Yesterday, we released a bunch of new stuff for registered developers to use.
The big news is our OpenCL performance profiler for the GPU. We also released updated OpenCL drivers (now packaged with all the other drivers instead of being inside the SDK) and several new SDK code samples to help developers using OpenCL.
The OpenCL Visual Profiler will be included in the next release of the CUDA Toolkit.

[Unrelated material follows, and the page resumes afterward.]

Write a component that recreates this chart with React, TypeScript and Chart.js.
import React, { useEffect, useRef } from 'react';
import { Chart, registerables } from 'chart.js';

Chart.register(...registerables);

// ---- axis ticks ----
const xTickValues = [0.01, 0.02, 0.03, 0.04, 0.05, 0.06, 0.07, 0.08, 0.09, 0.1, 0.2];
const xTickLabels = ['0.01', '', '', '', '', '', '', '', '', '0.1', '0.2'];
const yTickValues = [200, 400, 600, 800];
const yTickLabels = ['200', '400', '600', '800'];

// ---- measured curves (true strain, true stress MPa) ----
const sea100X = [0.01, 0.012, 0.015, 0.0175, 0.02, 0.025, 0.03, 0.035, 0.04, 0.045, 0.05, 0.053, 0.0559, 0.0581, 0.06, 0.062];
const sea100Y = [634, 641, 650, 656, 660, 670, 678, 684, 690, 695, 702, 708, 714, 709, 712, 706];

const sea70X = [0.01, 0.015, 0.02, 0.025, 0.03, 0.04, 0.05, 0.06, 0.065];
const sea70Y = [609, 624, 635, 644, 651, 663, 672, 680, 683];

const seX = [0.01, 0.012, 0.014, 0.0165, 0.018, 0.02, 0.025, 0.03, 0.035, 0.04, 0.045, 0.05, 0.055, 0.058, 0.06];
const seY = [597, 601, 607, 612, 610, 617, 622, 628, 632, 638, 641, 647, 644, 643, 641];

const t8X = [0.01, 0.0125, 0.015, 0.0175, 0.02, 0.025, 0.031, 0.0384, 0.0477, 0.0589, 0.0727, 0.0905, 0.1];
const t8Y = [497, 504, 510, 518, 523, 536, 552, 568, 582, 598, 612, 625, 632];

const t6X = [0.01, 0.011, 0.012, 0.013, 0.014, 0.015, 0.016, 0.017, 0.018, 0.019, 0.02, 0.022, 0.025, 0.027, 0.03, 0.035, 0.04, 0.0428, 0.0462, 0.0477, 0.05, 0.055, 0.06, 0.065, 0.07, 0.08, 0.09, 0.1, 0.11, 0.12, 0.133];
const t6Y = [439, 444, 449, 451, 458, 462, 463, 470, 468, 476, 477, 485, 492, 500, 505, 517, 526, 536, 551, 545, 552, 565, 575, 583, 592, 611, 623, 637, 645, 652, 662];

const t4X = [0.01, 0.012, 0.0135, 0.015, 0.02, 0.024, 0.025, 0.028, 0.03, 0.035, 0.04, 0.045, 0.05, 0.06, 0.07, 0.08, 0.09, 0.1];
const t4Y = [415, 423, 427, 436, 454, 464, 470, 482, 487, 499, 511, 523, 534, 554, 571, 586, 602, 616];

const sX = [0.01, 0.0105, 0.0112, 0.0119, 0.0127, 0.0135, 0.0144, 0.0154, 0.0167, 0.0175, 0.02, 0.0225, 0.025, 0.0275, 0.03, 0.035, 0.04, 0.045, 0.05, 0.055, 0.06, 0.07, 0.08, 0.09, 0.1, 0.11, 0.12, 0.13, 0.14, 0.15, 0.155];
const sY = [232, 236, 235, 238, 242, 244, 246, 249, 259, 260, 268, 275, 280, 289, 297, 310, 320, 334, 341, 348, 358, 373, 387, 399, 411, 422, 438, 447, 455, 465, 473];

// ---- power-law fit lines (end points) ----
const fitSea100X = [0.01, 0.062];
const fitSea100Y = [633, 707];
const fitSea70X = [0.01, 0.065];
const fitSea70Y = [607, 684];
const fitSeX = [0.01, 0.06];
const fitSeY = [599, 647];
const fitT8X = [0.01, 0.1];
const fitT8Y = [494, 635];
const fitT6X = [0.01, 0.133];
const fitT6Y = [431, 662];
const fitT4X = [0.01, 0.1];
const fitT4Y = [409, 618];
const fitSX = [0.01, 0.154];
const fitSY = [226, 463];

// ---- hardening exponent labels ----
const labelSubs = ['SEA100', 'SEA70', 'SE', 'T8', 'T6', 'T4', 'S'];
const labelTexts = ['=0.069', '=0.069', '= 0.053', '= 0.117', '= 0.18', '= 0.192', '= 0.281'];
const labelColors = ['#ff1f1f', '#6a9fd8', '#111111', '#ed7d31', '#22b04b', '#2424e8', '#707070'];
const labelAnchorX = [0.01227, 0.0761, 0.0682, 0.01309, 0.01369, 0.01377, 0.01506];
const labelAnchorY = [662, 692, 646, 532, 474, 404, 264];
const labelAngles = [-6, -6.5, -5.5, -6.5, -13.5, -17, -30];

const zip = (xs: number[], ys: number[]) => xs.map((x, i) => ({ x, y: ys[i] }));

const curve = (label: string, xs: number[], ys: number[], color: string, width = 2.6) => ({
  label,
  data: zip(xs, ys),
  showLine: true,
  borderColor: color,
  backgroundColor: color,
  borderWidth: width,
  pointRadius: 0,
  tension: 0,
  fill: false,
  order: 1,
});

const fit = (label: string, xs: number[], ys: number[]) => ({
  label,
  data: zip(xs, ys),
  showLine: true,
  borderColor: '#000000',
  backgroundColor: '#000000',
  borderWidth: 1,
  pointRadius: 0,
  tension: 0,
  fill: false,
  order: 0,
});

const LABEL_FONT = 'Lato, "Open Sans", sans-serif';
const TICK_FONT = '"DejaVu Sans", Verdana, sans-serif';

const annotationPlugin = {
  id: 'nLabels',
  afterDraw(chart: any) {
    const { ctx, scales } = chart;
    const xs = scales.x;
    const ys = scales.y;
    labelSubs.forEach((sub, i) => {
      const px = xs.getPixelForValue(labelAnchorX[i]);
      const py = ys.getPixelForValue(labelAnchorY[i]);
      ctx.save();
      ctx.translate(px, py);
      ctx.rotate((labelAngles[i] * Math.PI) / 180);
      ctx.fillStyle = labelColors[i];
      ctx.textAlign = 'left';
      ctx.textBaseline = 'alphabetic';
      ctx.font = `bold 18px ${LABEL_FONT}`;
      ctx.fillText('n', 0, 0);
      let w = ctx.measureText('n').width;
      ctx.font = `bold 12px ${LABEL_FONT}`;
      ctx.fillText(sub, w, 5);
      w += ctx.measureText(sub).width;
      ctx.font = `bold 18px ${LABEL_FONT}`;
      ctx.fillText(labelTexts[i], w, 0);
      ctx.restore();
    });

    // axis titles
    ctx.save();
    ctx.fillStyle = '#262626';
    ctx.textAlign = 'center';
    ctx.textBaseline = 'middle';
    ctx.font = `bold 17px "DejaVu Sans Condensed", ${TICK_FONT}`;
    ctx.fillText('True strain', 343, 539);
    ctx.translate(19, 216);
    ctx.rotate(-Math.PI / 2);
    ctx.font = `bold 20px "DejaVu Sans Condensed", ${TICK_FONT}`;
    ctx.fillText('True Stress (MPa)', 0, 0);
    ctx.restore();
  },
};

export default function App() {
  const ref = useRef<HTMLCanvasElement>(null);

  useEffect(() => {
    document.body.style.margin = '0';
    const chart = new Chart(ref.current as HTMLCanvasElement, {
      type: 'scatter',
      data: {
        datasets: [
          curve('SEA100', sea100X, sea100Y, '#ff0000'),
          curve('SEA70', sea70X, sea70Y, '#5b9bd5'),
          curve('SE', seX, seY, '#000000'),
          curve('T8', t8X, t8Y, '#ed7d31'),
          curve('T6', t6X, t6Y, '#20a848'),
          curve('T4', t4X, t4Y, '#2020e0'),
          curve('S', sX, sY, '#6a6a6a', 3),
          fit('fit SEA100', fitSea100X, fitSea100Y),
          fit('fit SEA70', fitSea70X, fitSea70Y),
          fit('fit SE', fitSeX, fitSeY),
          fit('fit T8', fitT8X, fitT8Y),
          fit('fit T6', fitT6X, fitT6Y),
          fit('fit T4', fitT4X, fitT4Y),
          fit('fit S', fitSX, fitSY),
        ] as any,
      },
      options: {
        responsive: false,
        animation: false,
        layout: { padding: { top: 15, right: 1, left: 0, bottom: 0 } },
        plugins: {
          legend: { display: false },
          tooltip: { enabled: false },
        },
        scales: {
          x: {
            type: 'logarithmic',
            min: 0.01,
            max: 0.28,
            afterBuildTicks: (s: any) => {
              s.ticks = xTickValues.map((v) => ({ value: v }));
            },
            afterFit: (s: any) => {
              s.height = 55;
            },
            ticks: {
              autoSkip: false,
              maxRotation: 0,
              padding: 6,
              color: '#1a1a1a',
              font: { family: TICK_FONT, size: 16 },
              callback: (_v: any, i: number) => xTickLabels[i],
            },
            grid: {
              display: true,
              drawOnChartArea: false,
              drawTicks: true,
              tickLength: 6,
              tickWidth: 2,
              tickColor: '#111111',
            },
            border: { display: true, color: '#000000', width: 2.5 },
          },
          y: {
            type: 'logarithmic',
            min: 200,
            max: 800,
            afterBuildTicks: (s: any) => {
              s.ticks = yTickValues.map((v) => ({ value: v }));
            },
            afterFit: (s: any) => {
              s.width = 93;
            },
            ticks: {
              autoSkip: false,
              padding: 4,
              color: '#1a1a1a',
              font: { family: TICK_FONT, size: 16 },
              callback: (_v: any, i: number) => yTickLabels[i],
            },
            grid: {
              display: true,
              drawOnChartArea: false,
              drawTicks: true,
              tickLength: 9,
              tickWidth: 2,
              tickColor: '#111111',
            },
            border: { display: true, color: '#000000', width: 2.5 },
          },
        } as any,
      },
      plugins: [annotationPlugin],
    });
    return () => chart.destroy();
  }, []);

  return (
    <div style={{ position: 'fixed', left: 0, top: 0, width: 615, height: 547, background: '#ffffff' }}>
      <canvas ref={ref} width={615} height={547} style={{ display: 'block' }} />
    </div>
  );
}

The OpenCL Visual Profiler uses the extensive performance instrumentation in NVIDIA’s OpenCL drivers and hardware performance signals designed into NVIDIA GPUs to provide developers with insight into performance bottlenecks and opportunities for optimization. Key features include:
Profiling of actual hardware signals, kernel efficiency, and instruction issue rate
Timing of memory copies between system memory and device memory
Customizable graphs to help developers focus in on problem areas
Basic auto-analysis to reveal warp serialization problems
Easy import/export to CSV for custom analysis
Support for multi-GPU performance scaling has been added to most of the SDK code samples for OpenCL, including:
We also added a few DirectCompute samples, if you’re interested in that sort of thing.
The drivers and SDK code samples in this release are compatible with with the publicly available CUDA Toolkit 2.3 which is available at www.nvidia.com/cuda.

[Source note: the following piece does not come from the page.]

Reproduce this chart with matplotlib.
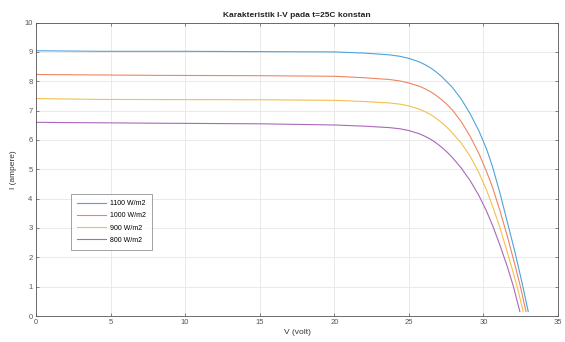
import matplotlib
matplotlib.use('Agg')
import matplotlib.pyplot as plt

plt.rcParams['font.family'] = ['Liberation Sans', 'DejaVu Sans']

# kurva I-V (V dalam volt, I dalam ampere)
v_1100 = [0, 4.4, 10, 15, 20, 22, 23.7, 24.4, 25, 25.7, 26.1, 26.5, 26.85, 27.2,
          27.55, 27.9, 28.5, 29.1, 29.7, 30.2, 30.6, 31.1, 31.6, 32.1, 32.6, 33.0]
i_1100 = [9.04, 9.02, 9.02, 9.01, 9.0, 8.96, 8.9, 8.85, 8.78, 8.66, 8.56, 8.44,
          8.31, 8.16, 7.98, 7.8, 7.4, 6.9, 6.3, 5.7, 5.1, 4.2, 3.2, 2.2, 1.1, 0.15]

v_1000 = [0, 8.3, 15, 20, 22, 23.7, 24.4, 25, 25.7, 26.1, 26.5, 26.85, 27.2,
          27.55, 27.9, 28.5, 29.1, 29.7, 30.2, 30.6, 31.1, 31.6, 32.1, 32.5, 32.85]
i_1000 = [8.23, 8.2, 8.19, 8.17, 8.12, 8.06, 8.01, 7.94, 7.83, 7.74, 7.63, 7.51,
          7.37, 7.21, 7.03, 6.63, 6.13, 5.53, 4.93, 4.4, 3.6, 2.72, 1.76, 0.95, 0.15]

v_900 = [0, 4.4, 15, 20, 22, 23.7, 24.4, 25, 25.7, 26.1, 26.5, 26.85, 27.2,
         27.55, 27.9, 28.5, 29.1, 29.7, 30.2, 30.6, 31.1, 31.6, 32.0, 32.35, 32.66]
i_900 = [7.41, 7.38, 7.37, 7.35, 7.31, 7.26, 7.22, 7.16, 7.05, 6.96, 6.85, 6.73,
         6.59, 6.43, 6.25, 5.9, 5.45, 4.88, 4.3, 3.76, 3.02, 2.17, 1.47, 0.81, 0.15]

v_800 = [0, 8.3, 15, 20, 22, 23.7, 24.4, 25, 25.7, 26.1, 26.5, 26.85, 27.2,
         27.55, 27.9, 28.5, 29.1, 29.7, 30.2, 30.6, 31.1, 31.6, 32.0, 32.44]
i_800 = [6.6, 6.57, 6.55, 6.51, 6.47, 6.42, 6.38, 6.32, 6.21, 6.12, 6.01, 5.89,
         5.75, 5.59, 5.41, 5.05, 4.62, 4.1, 3.58, 3.1, 2.42, 1.68, 1.02, 0.15]

labels = ['1100 W/m2', '1000 W/m2', '900 W/m2', '800 W/m2']
colors = ['#4da3de', '#ee8560', '#f3c14e', '#a968b8']

fig = plt.figure(figsize=(5.65, 3.42), dpi=100)
ax = fig.add_axes([0.0637, 0.076, 0.924, 0.858])

series = [(v_1100, i_1100), (v_1000, i_1000), (v_900, i_900), (v_800, i_800)]
for (v, i), lab, c in zip(series, labels, colors):
    ax.plot(v, i, color=c, lw=0.8, label=lab)

ax.set_xlim(0, 35)
ax.set_ylim(0, 10)
ax.set_xticks(range(0, 36, 5))
ax.set_yticks(range(0, 11))
ax.grid(True, color='#e6e6e6', lw=0.6)
ax.set_axisbelow(True)
ax.tick_params(direction='in', length=2.5, width=0.5, labelsize=5.5,
               colors='#555555', top=True, right=True, pad=2.5)
for s in ax.spines.values():
    s.set_color('#555555')
    s.set_linewidth(0.6)

ax.set_title('Karakteristik I-V pada t=25C konstan', fontsize=6, fontweight='bold',
             color='#222222', pad=4)
ax.set_xlabel('V (volt)', fontsize=6, color='#333333', labelpad=2)
ax.set_ylabel('I (ampere)', fontsize=6, color='#333333', labelpad=5)

leg = ax.legend(loc='lower left', bbox_to_anchor=(0.067, 0.225), fontsize=5,
                frameon=True, fancybox=False, handlelength=4.2,
                borderpad=0.9, labelspacing=0.75, handletextpad=0.5,
                borderaxespad=0)
leg.get_frame().set_edgecolor('#777777')
leg.get_frame().set_linewidth(0.6)

fig.savefig('out.png', dpi=100)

Finally, we also released our OpenCL Best Practices Guide, designed to help developers using OpenCL on the CUDA architecture implement high performance parallel algorithms and understand best practices for GPU Computing. Chapters on the following topics and more are included in the guide:
Heterogeneous Computing with OpenCL
Performance Optimization Strategies
The OpenCL Best Practices Guide will also be included in the next release of the CUDA Toolkit, but you can get a copy now at www.nvidia.com/opencl.